Oda al fruto venenoso, que no parece ni fruta, y que advierte en rojo su condición de ácido, sus niveles de potasio, el previsible reflujo gastroesofágico y su precio. Honor a la fruta prohibida, desbancada por intereses literarios por una vulgar manzana, cuando la entrada al paraíso de los sentidos más básicos siempre se podría dar por la combinación diabólica de aceite, sal y tomate, nunca por la compota. Y más aún la salida, camino de los infiernos, si proscribiera del cuento el placer mundano del supuesto edén perfecto, en el que jamás querría estar, de prohibirme el sabor del tomate… y del pecado.

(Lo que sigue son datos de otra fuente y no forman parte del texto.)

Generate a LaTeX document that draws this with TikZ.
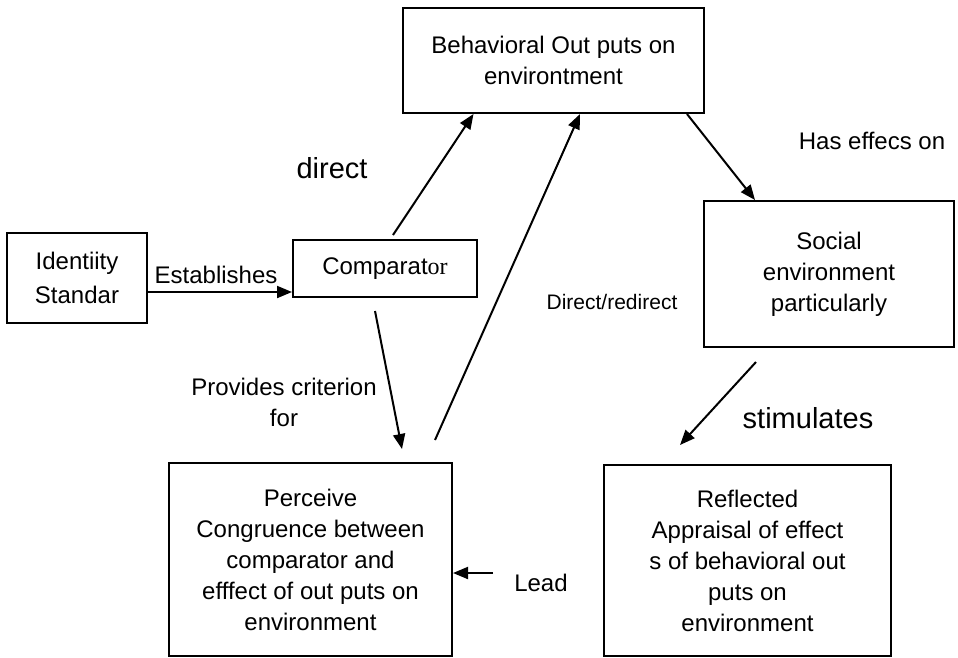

Quedan mis labios, mi lengua, mi boca en deuda impagable con el rojo privilegio de entender el mundo entero a través de tus propias papilas cuando conectan con el cielo… de tu boca, con la presencia sublime de un tomate. Como si nada existiera más allá de llevarse algo tan bien pensado a tu adentro. Reflexiones del sabor, del gusto y del hedonismo que las vacaciones, con su lento devenir, nos facilitan.
Un universo entero, o como mínimo, un planeta en sí mismo, rojo, pleno de lava fresca. Plagado de intrincados y densos canales, llenos de naturaleza. Semillas de próximos festines, jugos de placer que dan la vida. Combina, en otra de las millones de maravillas misteriosas que se dan ante nuestros ojos sin apenas percatarnos, la carne de sus adentros y la textura de una piel suave y fina para darle fondo y forma a la perfección del sabor y del disfrute. Aromas conquistados que, sin ser nuestros, forman hace siglos parte de nuestro día a día. Penacho verde coronando su grandeza que contrasta con el rojo y la textura de unos labios a los que primero besas y, rindiéndote a su atractivo, tienes que morder con pasión de enamorado. Roto él, de amor, por tus dientes, materializando el deseo, te entrega lo mejor de sí, o sea todo, sin pegas, reservas ni dudas. Amor correspondido y dulce, revitalizante y pleno. Y te inunda con su espíritu, licuado a salto de mata por las huertas, las lunas y los soles de rigor de media España, que crían con tanto mimo estas joyas culinarias.